Once you have HDFS and Hadoop configured, HIVE is a data warehousing solution which runs above HDFS and Hadoop. I have considered the same input file and fired the HIVE queries , which inturn fires hadoop MapReduce jobs.
Following steps were done to install HIVE.
- Assume you have hadoop installation up and running (described in earlier post)
- Download the HIVE binaries from apache site.

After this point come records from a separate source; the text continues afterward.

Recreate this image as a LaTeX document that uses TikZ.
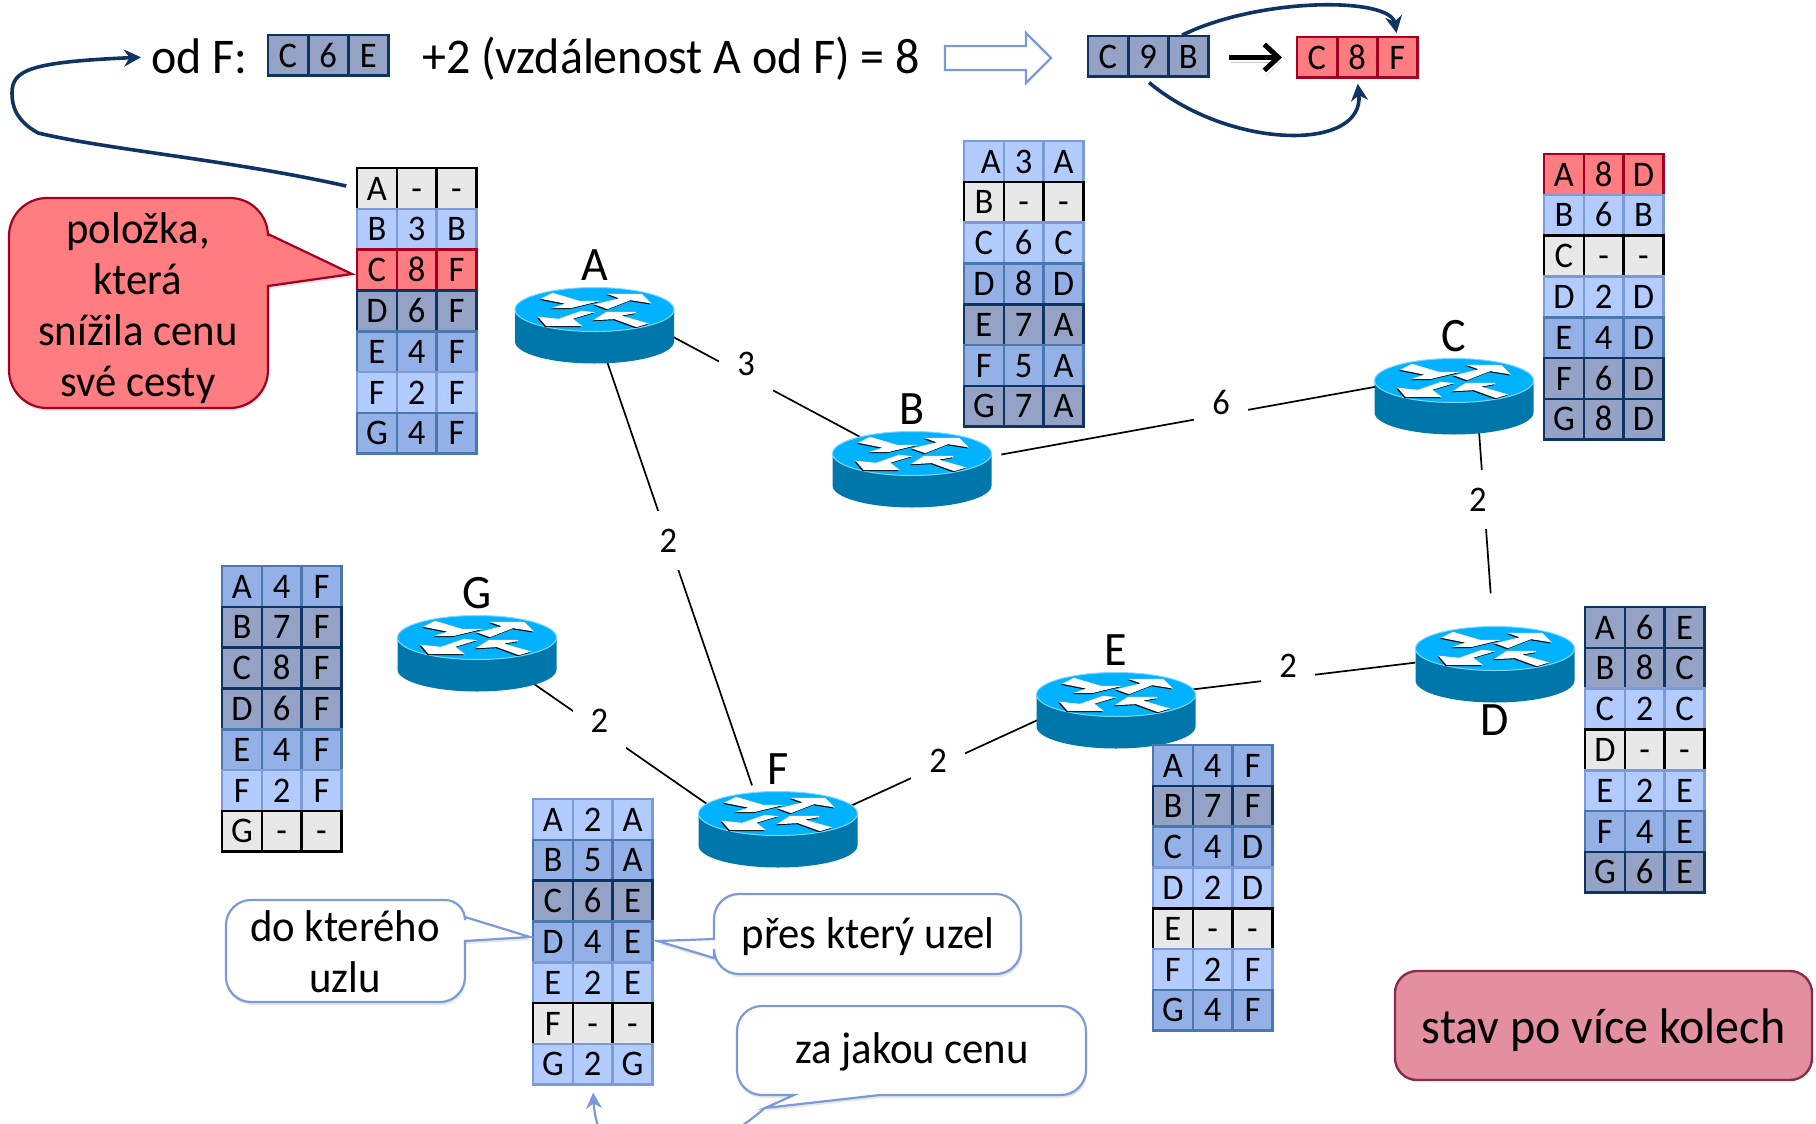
\documentclass[tikz,border=0pt]{standalone}
\usepackage{fontspec}
\setmainfont[FakeStretch=0.96]{Carlito}
\usetikzlibrary{arrows.meta, positioning, shapes.geometric, shadows}

\definecolor{navy}{HTML}{0F3463}
\definecolor{lightfill}{HTML}{B3CCFF}
\definecolor{lightline}{HTML}{7D9AD8}
\definecolor{midfill}{HTML}{93B1E6}
\definecolor{midline}{HTML}{4A78AE}
\definecolor{darkfill}{HTML}{94A3C5}
\definecolor{selffill}{HTML}{E8E8E8}
\definecolor{redfill}{HTML}{FF7C80}
\definecolor{redline}{HTML}{A50021}
\definecolor{pinkfill}{HTML}{E38FA0}
\definecolor{pinkline}{HTML}{8B2C4A}
\definecolor{routertop}{HTML}{00B2FF}
\definecolor{routerside}{HTML}{0077AA}

\tikzset{
    cellbox/.style={draw, line width=2.6pt, outer sep=0pt, inner sep=0pt, anchor=north west,
        minimum width=39.8pt, minimum height=40.8pt, text height=23.5pt, text depth=0pt,
        font=\fontsize{36}{38}\selectfont},
    light/.style={fill=lightfill, draw=lightline},
    mid/.style={fill=midfill, draw=midline},
    dark/.style={fill=darkfill, draw=navy},
    self/.style={fill=selffill, draw=black},
    hit/.style={fill=redfill, draw=redline},
    anchorzone/.style={ellipse, minimum width=159pt, minimum height=75pt, inner sep=0pt},
    link/.style={line width=1.7pt},
    cost/.style={fill=white, inner sep=18pt, text height=23pt, text depth=#1, font=\fontsize{36}{38}\selectfont},
    cost/.default=0pt,
    routerlabel/.style={inner sep=0pt, text height=31pt, text depth=0pt, font=\fontsize{48}{50}\selectfont},
    toptext/.style={anchor=base west, inner sep=0pt, font=\fontsize{50}{52}\selectfont},
    bluenote/.style={draw=lightline, fill=white, line width=2.2pt, drop shadow={opacity=.2, shadow xshift=1pt, shadow yshift=-3pt}},
    rednote/.style={draw=redline, fill=redfill, line width=2.2pt, drop shadow={opacity=.2, shadow xshift=1pt, shadow yshift=-3pt}},
    notetext/.style={align=center, inner sep=0pt, font=\fontsize{44.5}{51}\selectfont},
    navyarrow/.style={draw=navy, line width=3.6pt, -{Stealth[length=17pt,width=17pt]}},
    router/.pic={
        \fill[routerside] (-79.5,0) -- (-79.5,-32) arc[start angle=180, end angle=360, x radius=79.5, y radius=22] -- (79.5,0) -- cycle;
        \draw[routertop!50!white, line width=1pt, fill=routertop] (0,0) ellipse[x radius=79.5, y radius=22];
        \foreach \dx/\dy/\tint in {-1/-1/black,0/0/white} {
            \filldraw[\tint, line width=1.3pt, shift={(\dx,\dy)}] (-52,11) -- (-42,16) -- (-15,8) -- (1,8) -- (-24,2) -- (-39,2) -- (-27,6) -- cycle;
            \filldraw[\tint, line width=1.3pt, shift={(\dx,\dy)}] (2,5) -- (27,11) -- (16,15) -- (47,15) -- (55,7) -- (36,10) -- (13,1) -- cycle;
            \filldraw[\tint, line width=1.3pt, shift={(\dx,\dy)}] (-3,-3) -- (-23,-9) -- (-14,-16) -- (-48,-16) -- (-55,-8) -- (-36,-10) -- (-13,-2) -- cycle;
            \filldraw[\tint, line width=1.3pt, shift={(\dx,\dy)}] (52,-14) -- (24,-6) -- (41,-3) -- (12,-3) -- (1,-10) -- (20,-9) -- (42,-17) -- cycle;
        }
    }
}

% name, left, top, rows as letter/cost/via/tone
\newcommand{\routetable}[4]{
    \foreach \dest/\price/\via/\tone [count=\r] in {#4} {
        \node[cellbox, \tone] (#1-\r-1) at (#2, {#3-(\r-1)*40.8}) {\dest};
        \node[cellbox, \tone] (#1-\r-2) at (#2+39.8, {#3-(\r-1)*40.8}) {\price};
        \node[cellbox, \tone] (#1-\r-3) at (#2+79.6, {#3-(\r-1)*40.8}) {\via};
    }
}
% name, left, top, tone, three texts
\newcommand{\entrystrip}[5]{
    \foreach \entry [count=\c] in {#5} {
        \node[cellbox, #4] (#1-\c) at ({#2+(\c-1)*40.2}, #3) {\entry};
    }
}

\begin{document}
\begin{tikzpicture}[x=1pt, y=1pt, node distance=7pt]
    \useasboundingbox (0,-1124) rectangle (1816,0);

    % routers, only their outlines for now
    \node[anchorzone] (rA) at (594.5,-325) {};
    \node[anchorzone] (rB) at (912,-469) {};
    \node[anchorzone] (rC) at (1454,-396) {};
    \node[anchorzone] (rD) at (1495,-664) {};
    \node[anchorzone] (rE) at (1116,-710) {};
    \node[anchorzone] (rF) at (778,-829) {};
    \node[anchorzone] (rG) at (477,-653) {};

    % links
    \draw[link] (rA.-8) -- node[cost=23pt, pos=.39] {3} (rB.148);
    \draw[link, shorten >=8pt] (rA.-71) -- node[cost, pos=.415] {2} (rF.123);
    \draw[link, shorten <=14pt] (rB.9) -- node[cost=23pt, pos=.6] {6} (rC.173);
    \draw[link, shorten >=33pt] (rC.-55) -- node[cost, pos=.35, xshift=-6pt] {2} (rD.93);
    \draw[link] (rD.179) -- node[cost=23pt, pos=.55] {2} (rE.16);
    \draw[link] (rE.-173) -- node[cost=10pt, pos=.52] {2} (rF.17);
    \draw[link] (rF.162) -- node[cost=16pt, pos=.62] {2} (rG.-28);

    \foreach \nm in {A,B,C,D,E,F,G} {
        \pic at ([yshift=15.5pt]r\nm.center) {router};
    }
    \node[routerlabel, above=of rA] (lblA) {A};
    \node[routerlabel, above=of rB] (lblB) {B};
    \node[routerlabel, above=of rC] (lblC) {C};
    \node[routerlabel, below=3pt of rD] (lblD) {D};
    \node[routerlabel, above=of rE] (lblE) {E};
    \node[routerlabel, above=of rF] (lblF) {F};
    \node[routerlabel, above=of rG] (lblG) {G};

    % tables
    \routetable{tA}{357}{-168}{A/-/-/self, B/3/B/light, C/8/F/hit, D/6/F/dark, E/4/F/mid, F/2/F/light, G/4/F/mid}
    \routetable{tB}{964}{-141}{\kern14pt A/3/A/light, B/-/-/self, C/6/C/light, D/8/D/mid, E/7/A/dark, F/5/A/mid, G/7/A/dark}
    \routetable{tC}{1544}{-154}{A/8/D/hit, B/6/B/light, C/-/-/self, D/2/D/light, E/4/D/mid, F/6/D/dark, G/8/D/dark}
    \routetable{tD}{1585}{-607}{A/6/E/dark, B/8/C/dark, C/2/C/light, D/-/-/self, E/2/E/light, F/4/E/mid, G/6/E/dark}
    \routetable{tE}{1153}{-745}{A/4/F/mid, B/7/F/dark, C/4/D/mid, D/2/D/light, E/-/-/self, F/2/F/light, G/4/F/mid}
    \routetable{tF}{533}{-799}{A/2/A/light, B/5/A/mid, C/6/E/dark, D/4/E/mid, E/2/E/light, F/-/-/self, G/2/G/light}
    \routetable{tG}{222}{-566}{A/4/F/mid, B/7/F/dark, C/8/F/dark, D/6/F/dark, E/4/F/mid, F/2/F/light, G/-/-/self}

    % top line
    \node[toptext] (odF) at (151,-74) {od F:};
    \entrystrip{sOld}{268}{-35}{dark}{C,6,E}
    \node[toptext] (sum) at (422,-74) {+2 (vzdálenost A od F) = 8};
    \draw[draw=lightline, fill=white, line width=2.4pt] (945,-46) -- (1026,-46) -- (1026,-33) -- (1051,-58) -- (1026,-83) -- (1026,-70) -- (945,-70) -- cycle;
    \entrystrip{sNew}{1088}{-36}{dark}{C,9,B}
    \entrystrip{sBest}{1297}{-37}{hit}{C,8,F}
    \draw[line width=5pt, -{Straight Barb[length=14pt,width=26pt]}, shorten <=21pt, shorten >=15pt,
        preaction={draw=black!22, transform canvas={shift={(2pt,-5pt)}}}] (sNew-3.east |- sBest-1.west) -- (sBest-1.west);

    % curved arrows
    \draw[navyarrow, shorten <=11pt, shorten >=10pt] (tA-1-1.west) .. controls (230,-160) and (110,-150) .. (38,-133) .. controls (15,-120) and (12,-105) .. (12,-93) .. controls (12,-70) and (30,-62) .. (odF.west);
    \draw[navyarrow, shorten <=2pt, shorten >=4pt] ([xshift=-8pt]sNew-3.north) .. controls (1260,3) and (1390,3) .. (sBest-3.north);
    \draw[navyarrow, shorten <=9pt, shorten >=6pt] ([xshift=-6pt]sNew-2.south) .. controls (1230,-150) and (1365,-152) .. (sBest-2.south);

    % notes
    \draw[rednote] (47,-198) -- (230,-198) arc[start angle=90, end angle=0, radius=38pt] -- (268,-234) -- (352,-274) -- (268,-286) -- (268,-370) arc[start angle=0, end angle=-90, radius=38pt] -- (47,-408) arc[start angle=270, end angle=180, radius=38pt] -- (9,-236) arc[start angle=180, end angle=90, radius=38pt] -- cycle;
    \node[notetext] (noteHit) at (138,-308) {položka,\\která\\snížila cenu\\své cesty};

    \draw[bluenote] (251,-900) -- (445,-900) arc[start angle=90, end angle=0, radius=20pt] -- (465,-917) -- (530,-937) -- (465,-941) -- (465,-977) arc[start angle=0, end angle=-90, radius=25pt] -- (251,-1002) arc[start angle=270, end angle=180, radius=25pt] -- (226,-925) arc[start angle=180, end angle=90, radius=25pt] -- cycle;
    \node[notetext] (noteDest) at (345,-952) {do kterého\\uzlu};

    \draw[bluenote] (739,-894) -- (996,-894) arc[start angle=90, end angle=0, radius=25pt] -- (1021,-949) arc[start angle=0, end angle=-90, radius=25pt] -- (739,-974) arc[start angle=270, end angle=180, radius=25pt] -- (714,-958) -- (657.5,-941) -- (714,-939) -- (714,-919) arc[start angle=180, end angle=90, radius=25pt] -- cycle;
    \node[notetext] (noteVia) at (868,-937) {přes který uzel};

    \draw[bluenote] (762,-1006) -- (1061,-1006) arc[start angle=90, end angle=0, radius=25pt] -- (1086,-1070) arc[start angle=0, end angle=-90, radius=25pt] -- (880,-1095) -- (765,-1108) -- (794,-1095) -- (762,-1095) arc[start angle=270, end angle=180, radius=25pt] -- (737,-1031) arc[start angle=180, end angle=90, radius=25pt] -- cycle;
    \node[notetext] (noteCost) at (912,-1052) {za jakou cenu};
    \coordinate (costTip) at (765,-1108);
    \draw[draw=lightline, line width=2.2pt, -{Stealth[length=16pt,width=16pt]}, shorten >=8pt] (costTip) .. controls (680,-1180) and (598,-1180) .. (tF-7-2.south);

    % state box
    \node[draw=pinkline, fill=pinkfill, line width=2.4pt, rounded corners=22pt, minimum width=417pt, minimum height=109pt, text height=36pt, text depth=0pt, font=\fontsize{50}{52}\selectfont] (state) at (1603.5,-1025.5) {stav po více kolech};
\end{tikzpicture}
\end{document}
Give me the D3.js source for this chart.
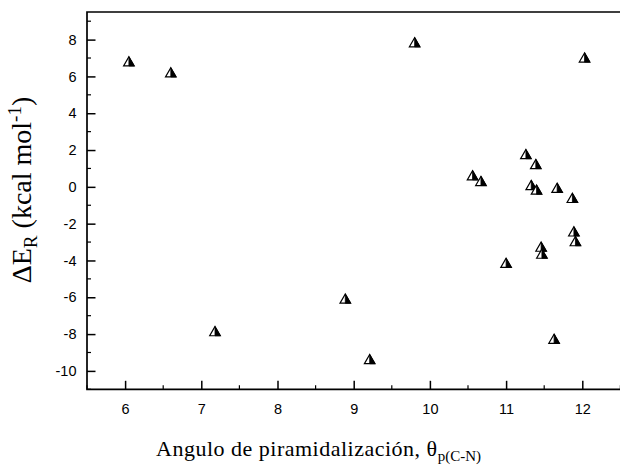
<!DOCTYPE html>
<html>
<head>
<meta charset="utf-8">
<script src="https://cdn.jsdelivr.net/npm/d3@7"></script>
<style>
  html, body { margin: 0; padding: 0; background: #fff; }
  svg { display: block; }
</style>
</head>
<body>
<svg id="chart" width="620" height="468"></svg>
<script>
// Data
const angle = [6.05, 6.60, 7.18, 8.89, 9.21, 9.80, 10.56, 10.67, 11.00, 11.26, 11.39,
               11.33, 11.40, 11.67, 11.87, 11.89, 11.91, 11.46, 11.47, 11.63, 12.03];
const deltaE = [6.82, 6.22, -7.84, -6.07, -9.36, 7.86, 0.63, 0.32, -4.13, 1.78, 1.24,
                0.10, -0.15, -0.05, -0.60, -2.42, -2.95, -3.25, -3.63, -8.25, 7.03];
const xTicks = [6, 7, 8, 9, 10, 11, 12];
const yTicks = [-10, -8, -6, -4, -2, 0, 2, 4, 6, 8];
const xMinor = [5.5, 6.5, 7.5, 8.5, 9.5, 10.5, 11.5, 12.5];
const yMinor = [-11, -9, -7, -5, -3, -1, 1, 3, 5, 7, 9];

const svg = d3.select("#chart");
const mLeft = 87, mRight = 620.4, mTop = 12, mBottom = 389.3;

const x = d3.scaleLinear().domain([5.5, 12.5]).range([mLeft, mRight]);
const y = d3.scaleLinear().domain([-11, 9.5]).range([mBottom, mTop]);

const axisColor = "#000";
const lw = 1.7;
const sans = "'Liberation Sans', Arial, sans-serif";
const serif = "'Liberation Serif', 'Times New Roman', serif";

// minor ticks
const g = svg.append("g");
g.selectAll(".xminor").data(xMinor).enter().append("line")
  .attr("x1", d => x(d)).attr("x2", d => x(d))
  .attr("y1", mBottom).attr("y2", mBottom - 4)
  .attr("stroke", axisColor).attr("stroke-width", 1.2);
g.selectAll(".yminor").data(yMinor).enter().append("line")
  .attr("x1", mLeft).attr("x2", mLeft + 4)
  .attr("y1", d => y(d)).attr("y2", d => y(d))
  .attr("stroke", axisColor).attr("stroke-width", 1.2);

// axes via d3 axis generators (ticks drawn inward)
const xAxis = d3.axisBottom(x).tickValues(xTicks).tickSizeInner(-8.5).tickSizeOuter(0).tickPadding(12)
  .tickFormat(d3.format("d"));
const yAxis = d3.axisLeft(y).tickValues(yTicks).tickSizeInner(-8.5).tickSizeOuter(0).tickPadding(12)
  .tickFormat(d => d < 0 ? "-" + Math.abs(d) : String(d));

const gx = svg.append("g").attr("transform", `translate(0,${mBottom})`).call(xAxis);
const gy = svg.append("g").attr("transform", `translate(${mLeft},0)`).call(yAxis);

[gx, gy].forEach(gg => {
  gg.attr("font-family", null).attr("font-size", null);
  gg.select(".domain").remove();
  gg.selectAll(".tick line").attr("stroke", axisColor).attr("stroke-width", 1.5);
  gg.selectAll(".tick text").attr("fill", "#000")
    .style("font-family", sans).style("font-size", "14.5px");
});
gx.selectAll(".tick text").attr("dy", "0.71em").attr("y", 14);
gy.selectAll(".tick text").attr("x", -10.5);

// frame (left, bottom, top; right edge lies outside the picture)
svg.append("path")
  .attr("d", `M${mRight + 5},${mTop} L${mLeft},${mTop} L${mLeft},${mBottom} L${mRight + 5},${mBottom}`)
  .attr("fill", "none").attr("stroke", axisColor).attr("stroke-width", lw)
  .attr("stroke-linejoin", "miter").attr("stroke-linecap", "square");

// markers: half-filled triangles
const pts = angle.map((a, i) => ({ a, e: deltaE[i] }));
const hw = 5.3, hh = 4.6;
const mk = svg.append("g").selectAll("g").data(pts).enter().append("g")
  .attr("transform", d => `translate(${x(d.a)},${y(d.e)})`);
mk.append("path")
  .attr("d", `M0,${-hh} L${hw},${hh} L${-hw},${hh} Z`)
  .attr("fill", "#fff").attr("stroke", "#000").attr("stroke-width", 1.2).attr("stroke-linejoin", "miter");
mk.append("path")
  .attr("d", `M0,${-hh} L${hw},${hh} L0,${hh} Z`)
  .attr("fill", "#000").attr("stroke", "#000").attr("stroke-width", 0.8);

// axis titles
const xt = svg.append("text")
  .attr("x", 156).attr("y", 456)
  .style("font-family", serif).style("font-size", "22px").style("letter-spacing", "0.5px").attr("fill", "#000");
xt.append("tspan").text("Angulo de piramidalización, θ");
xt.append("tspan").attr("dy", 5).style("font-size", "15px").style("letter-spacing", "0px").text("p(C-N)");

const yt = svg.append("text")
  .attr("transform", `translate(31,190) rotate(-90)`)
  .attr("text-anchor", "middle")
  .style("font-family", serif).style("font-size", "28px").attr("fill", "#000");
yt.append("tspan").text("ΔE");
yt.append("tspan").attr("dy", 6).style("font-size", "19px").text("R");
yt.append("tspan").attr("dy", -6).text(" (kcal mol");
yt.append("tspan").attr("dy", -10).style("font-size", "19px").text("-1");
yt.append("tspan").attr("dy", 10).text(")");
</script>
</body>
</html>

- UnZip the hive-0.9.0-bin.tar.gz into a directory
- cd to the unzipped directory and fire following command
- export HIVE_HOME=$PWD
- export PATH=$PWD/bin:$PATH
Once all the above steps are done , we are ready to enter the HIVE shell. This shell will help us enter hive commands.
- enter command :
Once you are in hive shell, you are ready to fire hivesql commands
Since in earlier post we had a csv file we will create a table for the same. This will create a hive table in which we will load the data. This data will be distributed over HDFS across all the nodes.
- CREATE TABLE person (PERSON_ID INT, NAME STRING, FIRST_NAME STRING, LAST_NAME STRING, MIDDLE_NAMES STRING, TITLE STRING, STREET_ADDRESS STRING, CITY STRING, COUNTRY STRING, POST_CODE STRING, HOME_PHONE STRING, WORK_PHONE STRING, MOBILE_PHONE STRING, NI_NUMBER STRING, CREDITLIMIT STRING, CREDIT_CARD STRING, CREDITCARD_START_DATE STRING, CREDITCARD_END_DATE STRING, CREDITCARD_CVC STRING, DOB STRING) row format delimited fields terminated by ',';
Then we will load the data from the csv file.
- load data inpath '<PATH_TO_FILE>/export.csv' overwrite into table person
Now we are ready to fire some HiveQL queries , which will call corresponding map-reduce jobs
- select * from person where person_id=1;
- select count(1) from person;
- select * from person where name like '%Bob%'
Hive is making Map-Reduce programming job simpler by giving warehousing and SQL capabilities.